> [Exercise brief]: Extract only the first line of the listing and every line after it up to and including the one with "color='#555555', alpha=0.7, zorder=5)". Omit the pictures.

> [Source data]:

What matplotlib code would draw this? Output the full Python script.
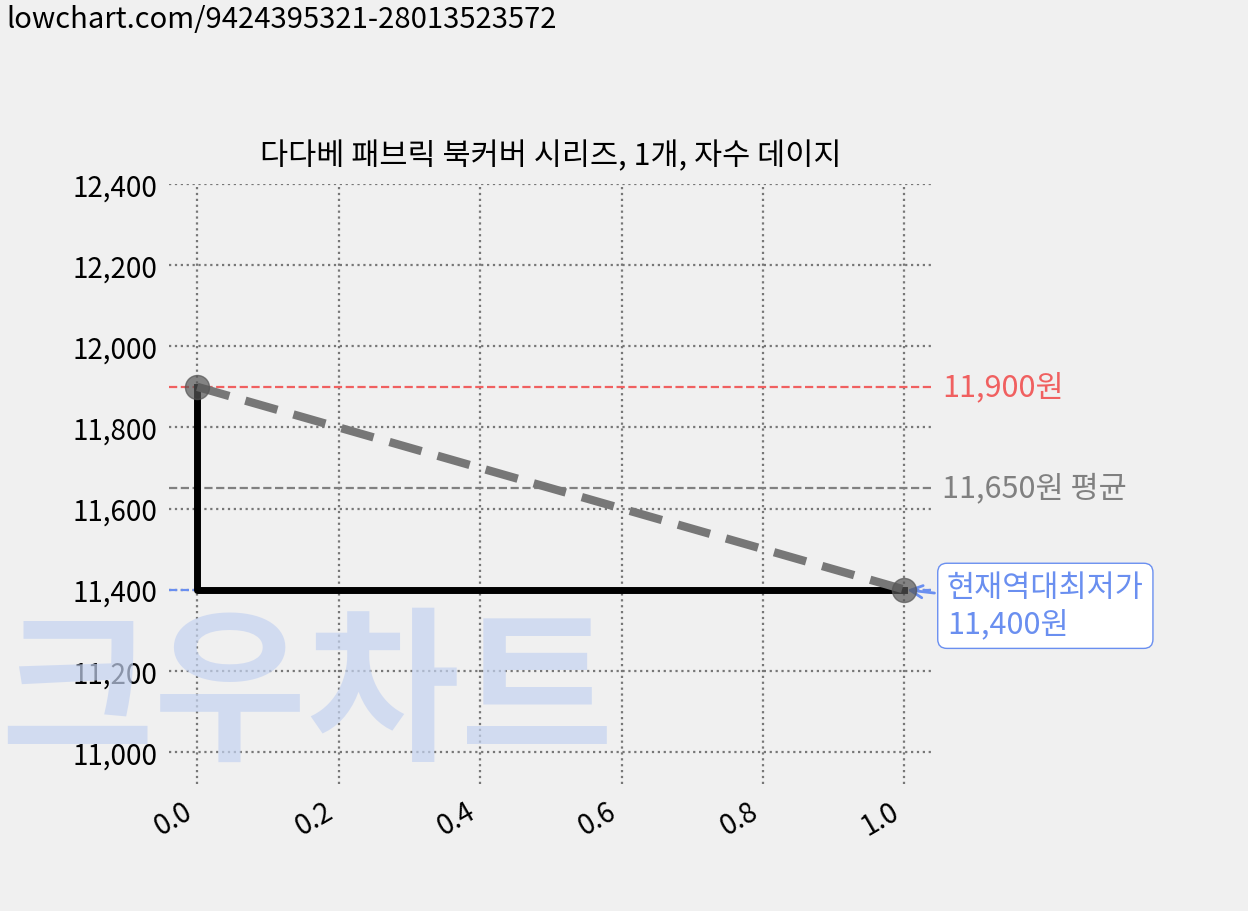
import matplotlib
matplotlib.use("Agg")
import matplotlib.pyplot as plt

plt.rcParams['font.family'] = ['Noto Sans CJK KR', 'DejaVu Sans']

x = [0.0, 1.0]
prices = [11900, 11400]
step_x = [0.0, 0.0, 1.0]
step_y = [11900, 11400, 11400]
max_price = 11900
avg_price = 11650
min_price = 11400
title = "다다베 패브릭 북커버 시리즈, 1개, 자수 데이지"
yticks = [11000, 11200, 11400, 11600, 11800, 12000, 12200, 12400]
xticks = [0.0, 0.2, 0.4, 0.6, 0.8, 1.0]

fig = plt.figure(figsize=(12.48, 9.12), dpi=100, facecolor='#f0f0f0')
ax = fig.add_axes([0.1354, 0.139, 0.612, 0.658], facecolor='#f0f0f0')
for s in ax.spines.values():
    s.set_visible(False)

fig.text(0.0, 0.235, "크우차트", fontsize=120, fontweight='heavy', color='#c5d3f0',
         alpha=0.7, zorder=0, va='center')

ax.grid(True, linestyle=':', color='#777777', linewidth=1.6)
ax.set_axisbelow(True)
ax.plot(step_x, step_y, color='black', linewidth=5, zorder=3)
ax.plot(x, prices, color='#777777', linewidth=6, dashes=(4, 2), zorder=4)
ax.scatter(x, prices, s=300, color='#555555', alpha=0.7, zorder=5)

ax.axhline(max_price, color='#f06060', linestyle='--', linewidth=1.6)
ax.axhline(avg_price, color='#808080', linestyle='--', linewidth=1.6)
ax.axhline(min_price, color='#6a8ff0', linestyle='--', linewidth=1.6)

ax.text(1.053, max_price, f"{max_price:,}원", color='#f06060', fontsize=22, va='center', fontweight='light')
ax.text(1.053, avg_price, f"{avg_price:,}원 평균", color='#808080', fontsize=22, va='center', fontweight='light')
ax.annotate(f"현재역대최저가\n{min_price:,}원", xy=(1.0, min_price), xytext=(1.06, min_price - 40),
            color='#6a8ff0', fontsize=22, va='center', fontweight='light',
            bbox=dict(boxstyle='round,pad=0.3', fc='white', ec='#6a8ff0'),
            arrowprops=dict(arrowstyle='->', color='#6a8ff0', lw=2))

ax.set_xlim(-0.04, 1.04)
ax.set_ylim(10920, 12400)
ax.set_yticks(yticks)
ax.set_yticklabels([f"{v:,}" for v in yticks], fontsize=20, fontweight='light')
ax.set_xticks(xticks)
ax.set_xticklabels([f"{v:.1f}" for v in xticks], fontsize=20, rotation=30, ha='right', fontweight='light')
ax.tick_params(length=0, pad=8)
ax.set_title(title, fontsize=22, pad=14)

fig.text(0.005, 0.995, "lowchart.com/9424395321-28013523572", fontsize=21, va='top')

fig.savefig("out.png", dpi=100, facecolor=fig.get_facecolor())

> [Solution for this task]:
What matplotlib code would draw this? Output the full Python script.
import matplotlib
matplotlib.use("Agg")
import matplotlib.pyplot as plt

plt.rcParams['font.family'] = ['Noto Sans CJK KR', 'DejaVu Sans']

x = [0.0, 1.0]
prices = [11900, 11400]
step_x = [0.0, 0.0, 1.0]
step_y = [11900, 11400, 11400]
max_price = 11900
avg_price = 11650
min_price = 11400
title = "다다베 패브릭 북커버 시리즈, 1개, 자수 데이지"
yticks = [11000, 11200, 11400, 11600, 11800, 12000, 12200, 12400]
xticks = [0.0, 0.2, 0.4, 0.6, 0.8, 1.0]

fig = plt.figure(figsize=(12.48, 9.12), dpi=100, facecolor='#f0f0f0')
ax = fig.add_axes([0.1354, 0.139, 0.612, 0.658], facecolor='#f0f0f0')
for s in ax.spines.values():
    s.set_visible(False)

fig.text(0.0, 0.235, "크우차트", fontsize=120, fontweight='heavy', color='#c5d3f0',
         alpha=0.7, zorder=0, va='center')

ax.grid(True, linestyle=':', color='#777777', linewidth=1.6)
ax.set_axisbelow(True)
ax.plot(step_x, step_y, color='black', linewidth=5, zorder=3)
ax.plot(x, prices, color='#777777', linewidth=6, dashes=(4, 2), zorder=4)
ax.scatter(x, prices, s=300, color='#555555', alpha=0.7, zorder=5)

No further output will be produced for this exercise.